Mr. Bounader continued to use the hall as a cinema right up to 1968, when the Cinema closed as a prelude to
the demolition of the building. As a Picture Palace, it was somewhat primitive, a country hall with a standard
format, screen at one end, and a bio-box at the other and which was obviously an afterthought.

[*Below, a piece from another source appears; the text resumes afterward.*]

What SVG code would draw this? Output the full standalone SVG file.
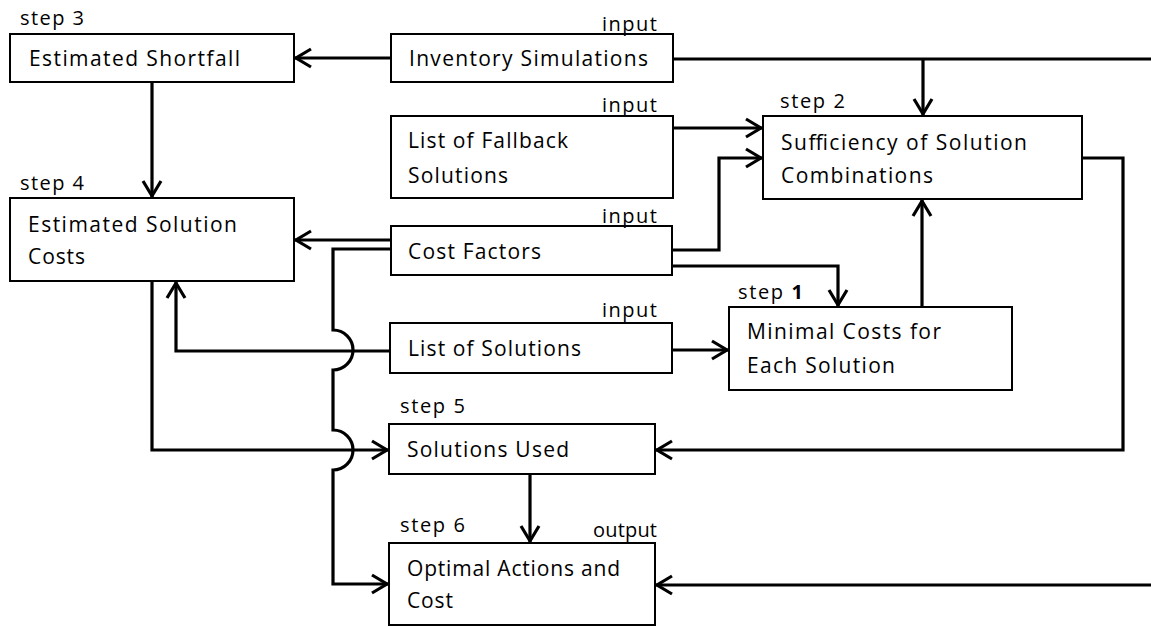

It was demolished in 1971 , to make way for a giant supermarket and regrettably the "Sound of Music" was
superseded by the sound of Cash Registers.
Albury's Theatre Royal
A second theatre- as apart from the Mechanics Institute (alias the Plaza, alias the Civic Theatre) was built in
Albury in 1914 in Kiewa Street. It was called the Theatre Royal, and was built by a Mr. Blacklock. Blacklock's
later established a Ford dealership adjacent to the Theatre Royal. From its' inception in 1914, the theatre was
leased to a Mr. Phil Howard who used it as a cinema, showing silent films, as this was nineteen years before the
sound era. According to one newspaper report. we are told he employed a 12 piece orchestra to accompany
thefilms. This seems a little difficult to take at face value as thirteen years later when our silent cinema pianist
Adeline Mims was playing piano at what was then Hoyt's Regent Theatre in Dean Street, all Hoyts could afford
was a six piece orchestra.
In 1920, either part or the whole of the area (available reports are unclear) was developed as an open air
cinema, modestly advertised as the most comfortable and convenient outdoor theatre in Australia. Apparently
the block-buster shown at the Theatre Royal in the Silent era was the 1923 production of "The Ten Command-
ments", the Cecil B. De Mille epic with Richard Dix and Rod La Rocque.